• **Description of the task**
Can you set down, exactly as they appear below, the lines from the opening of the material through the one bearing "['#14c6f8', '#0f8fbf', '#0b4a68'])", minus the pictures?

• **Dataset extract**
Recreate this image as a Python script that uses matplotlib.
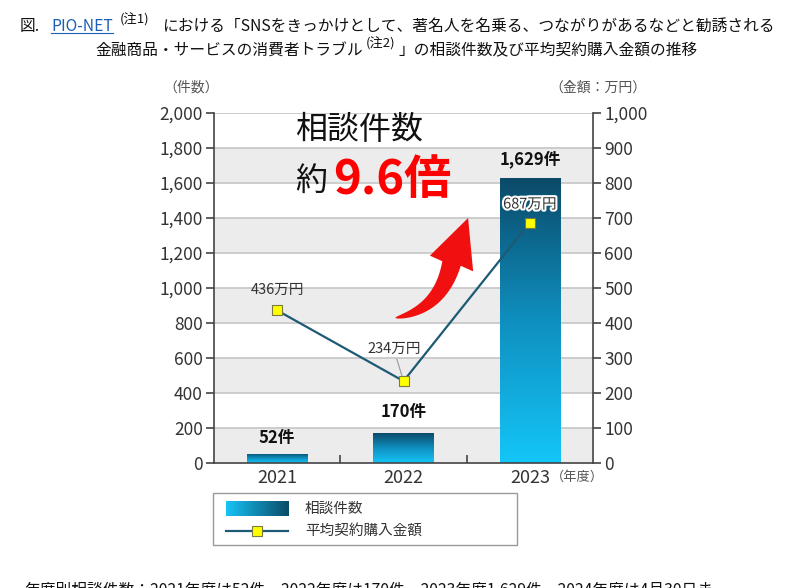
import numpy as np
import matplotlib
matplotlib.use('Agg')
import matplotlib.pyplot as plt
from matplotlib.colors import LinearSegmentedColormap
from matplotlib.patches import Rectangle, Polygon
import matplotlib.patheffects as pe

plt.rcParams['font.family'] = ['Noto Sans CJK JP', 'DejaVu Sans']

# data
years = ['2021', '2022', '2023']
counts = [52, 170, 1629]
count_labels = ['52件', '170件', '1,629件']
amounts = [436, 234, 687]
amount_labels = ['436万円', '234万円', '687万円']
left_ticks = [0, 200, 400, 600, 800, 1000, 1200, 1400, 1600, 1800, 2000]
right_ticks = [0, 100, 200, 300, 400, 500, 600, 700, 800, 900, 1000]

txt = '#333333'
line_col = '#1d5a75'
bar_cmap = LinearSegmentedColormap.from_list('bar', ['#14c6f8', '#0f8fbf', '#0b4a68'])

fig = plt.figure(figsize=(8, 5.88), dpi=100)

# overlay axes for title / legend (drawn under the chart)
bg = fig.add_axes([0, 0, 1, 1])
bg.set_xlim(0, 1)
bg.set_ylim(0, 1)
bg.axis('off')

ax = fig.add_axes([0.2675, 0.2126, 0.4738, 0.5952])
x = np.arange(len(years))

# background bands + grid
for i, y0 in enumerate(left_ticks[:-1]):
    if i % 2 == 0:
        ax.axhspan(y0, y0 + 200, color='#ececec', zorder=0, lw=0)
for y0 in left_ticks[1:]:
    ax.axhline(y0, color='#c9c9c9', lw=1.3, zorder=0.5)

# gradient bars
grad = np.linspace(0, 1, 256).reshape(-1, 1)
bars = ax.bar(x, counts, width=0.48, color='none', edgecolor='none', zorder=2)
for b in bars:
    bx, bw, bh = b.get_x(), b.get_width(), b.get_height()
    im = ax.imshow(grad, cmap=bar_cmap, origin='lower', aspect='auto',
                   extent=(bx, bx + bw, 0, bh), zorder=2)
    im.set_clip_path(b)

label_offsets = [5, 9, 7]
for xi, v, lab, off in zip(x, counts, count_labels, label_offsets):
    ax.annotate(lab, (xi, v), xytext=(0, off), textcoords='offset points',
                ha='center', va='bottom', fontsize=12, fontweight='bold', color='#111111', zorder=5)

ax.set_xlim(-0.5, 2.5)
ax.set_ylim(0, 2000)
ax.set_yticks(left_ticks)
ax.set_yticklabels([f'{t:,}' for t in left_ticks])
ax.set_xticks(x)
ax.set_xticklabels(years)
ax.set_xticks([0.5, 1.5], minor=True)
ax.tick_params(axis='x', which='major', length=0, pad=4, labelsize=13, labelcolor=txt)
ax.tick_params(axis='x', which='minor', direction='in', length=6, width=1.2, color='#444')
ax.tick_params(axis='y', length=6, width=1.2, color='#444', pad=2, labelsize=12.5, labelcolor=txt)
for s in ['left', 'bottom']:
    ax.spines[s].set_color('#444')
    ax.spines[s].set_linewidth(1.2)
ax.spines['top'].set_visible(False)
ax.spines['right'].set_visible(False)

# amount line
ax2 = ax.twinx()
ax2.plot(x, amounts, color=line_col, lw=1.6, marker='s', markersize=6.5,
         markerfacecolor='#ffff00', markeredgecolor='#7a7a40', markeredgewidth=0.8, zorder=4)
ax2.set_ylim(0, 1000)
ax2.set_yticks(right_ticks)
ax2.set_yticklabels([f'{t:,}' for t in right_ticks])
ax2.tick_params(axis='y', length=6, width=1.2, color='#444', pad=2, labelsize=12.5, labelcolor=txt)
ax2.spines['right'].set_color('#444')
ax2.spines['right'].set_linewidth(1.2)
for s in ['top', 'left', 'bottom']:
    ax2.spines[s].set_visible(False)

ax2.annotate(amount_labels[0], (x[0], amounts[0]), xytext=(0, 10), textcoords='offset points',
             ha='center', va='bottom', fontsize=10.5, color=txt)
ax2.annotate(amount_labels[1], (x[1], amounts[1]), xytext=(-7, 18), textcoords='offset points',
             ha='center', va='bottom', fontsize=10.5, color=txt,
             arrowprops=dict(arrowstyle='-', color='#999999', lw=0.8, shrinkA=0, shrinkB=4))
ax2.annotate(amount_labels[2], (x[2], amounts[2]), xytext=(0, 8), textcoords='offset points',
             ha='center', va='bottom', fontsize=10.5, color=txt,
             path_effects=[pe.withStroke(linewidth=3, foreground='white')])

# red tapered arrow (tail, bend, head base, tip in data units; widths in pixels)
arrow_pts = ax.transData.transform([(0.933, 829), (1.289, 874), (1.38, 1140), (1.511, 1400)])
p0, pc, p2, tip = arrow_pts
t = np.linspace(0, 1, 40)[:, None]
curve = (1 - t) ** 2 * p0 + 2 * (1 - t) * t * pc + t ** 2 * p2
tang = 2 * (1 - t) * (pc - p0) + 2 * t * (p2 - pc)
tang /= np.linalg.norm(tang, axis=1, keepdims=True)
norm = np.column_stack([-tang[:, 1], tang[:, 0]])
half = 9.5 * t ** 0.6
left_side = curve + norm * half
right_side = curve - norm * half
hdir = (tip - p2) / np.linalg.norm(tip - p2)
hn = np.array([-hdir[1], hdir[0]])
shape = np.vstack([left_side, [p2 + hn * 23], [tip], [p2 - hn * 23], right_side[::-1]])
ax.add_patch(Polygon(ax.transData.inverted().transform(shape), closed=True,
                     facecolor='#f01010', edgecolor='none', zorder=3))

# big callout
fig.text(0.369, 0.779, '相談件数', fontsize=23, color='#111111', va='center')
fig.text(0.369, 0.692, '約', fontsize=23, color='#111111', va='center')
fig.text(0.416, 0.694, '9.6倍', fontsize=34, color='#ff0000', va='center', fontweight='bold')

# axis captions
fig.text(0.239, 0.851, '（件数）', fontsize=10, color='#555555', ha='center', va='center')
fig.text(0.748, 0.851, '（金額：万円）', fontsize=10, color='#555555', ha='center', va='center')
fig.text(0.722, 0.188, '（年度）', fontsize=9.5, color='#555555', ha='center', va='center')

# title
t0 = bg.text(0.025, 0.947, '図.', fontsize=11.3, color='#111111', va='baseline')
t1 = bg.annotate('PIO-NET', xy=(1, 0), xycoords=t0, xytext=(8, 0), textcoords='offset points',
                 fontsize=11.3, color='#1a5fb4', va='bottom')
bg.annotate('(注1)', xy=(1, 0.5), xycoords=t1, xytext=(5, 0), textcoords='offset points',
            fontsize=9.5, color='#111111', va='bottom')
bg.annotate('における「SNSをきっかけとして、著名人を名乗る、つながりがあるなどと勧誘される',
            xy=(1, 0), xycoords=t1, xytext=(35, 0), textcoords='offset points',
            fontsize=11.3, color='#111111', va='bottom')
fig.canvas.draw()
bb = t1.get_window_extent()
bg.plot([bb.x0 / 800, bb.x1 / 800], [(bb.y0 + 2) / 588] * 2, color='#1a5fb4', lw=0.8)

s0 = bg.text(0.119, 0.906, '金融商品・サービスの消費者トラブル', fontsize=11.3, color='#111111', va='baseline')
bg.annotate('(注2)', xy=(1, 0.5), xycoords=s0, xytext=(2, 0), textcoords='offset points',
            fontsize=9.5, color='#111111', va='bottom')
bg.annotate('」の相談件数及び平均契約購入金額の推移', xy=(1, 0), xycoords=s0, xytext=(26, 0),
            textcoords='offset points', fontsize=11.3, color='#111111', va='bottom')

# legend box
bg.add_patch(Rectangle((0.266, 0.073), 0.38, 0.089, facecolor='white', edgecolor='#999999', lw=1))
bg.imshow(grad.T, cmap=LinearSegmentedColormap.from_list('lg', ['#16c4f6', '#0b4a68']),
          aspect='auto', extent=(0.2825, 0.36, 0.123, 0.147), zorder=3)
bg.set_xlim(0, 1)
bg.set_ylim(0, 1)
bg.plot([0.2825, 0.36], [0.097, 0.097], color=line_col, lw=1.6, zorder=3)
bg.plot([0.321], [0.097], marker='s', markersize=6.5, markerfacecolor='#ffff00',
        markeredgecolor='#7a7a40', markeredgewidth=0.8, zorder=4)
bg.text(0.381, 0.135, '相談件数', fontsize=10.5, color=txt, va='center')
bg.text(0.381, 0.097, '平均契約購入金額', fontsize=10.5, color=txt, va='center')

# footnote (cut off at bottom, as in the source page)
bg.text(0.03, 0.011, '年度別相談件数：2021年度は52件、2022年度は170件、2023年度1,629件、2024年度は4月30日ま',
        fontsize=11.3, color='#111111', va='top')

fig.savefig('out.png', dpi=100)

• **Exercise output**
Recreate this image as a Python script that uses matplotlib.
import numpy as np
import matplotlib
matplotlib.use('Agg')
import matplotlib.pyplot as plt
from matplotlib.colors import LinearSegmentedColormap
from matplotlib.patches import Rectangle, Polygon
import matplotlib.patheffects as pe

plt.rcParams['font.family'] = ['Noto Sans CJK JP', 'DejaVu Sans']

# data
years = ['2021', '2022', '2023']
counts = [52, 170, 1629]
count_labels = ['52件', '170件', '1,629件']
amounts = [436, 234, 687]
amount_labels = ['436万円', '234万円', '687万円']
left_ticks = [0, 200, 400, 600, 800, 1000, 1200, 1400, 1600, 1800, 2000]
right_ticks = [0, 100, 200, 300, 400, 500, 600, 700, 800, 900, 1000]

txt = '#333333'
line_col = '#1d5a75'
bar_cmap = LinearSegmentedColormap.from_list('bar', ['#14c6f8', '#0f8fbf', '#0b4a68'])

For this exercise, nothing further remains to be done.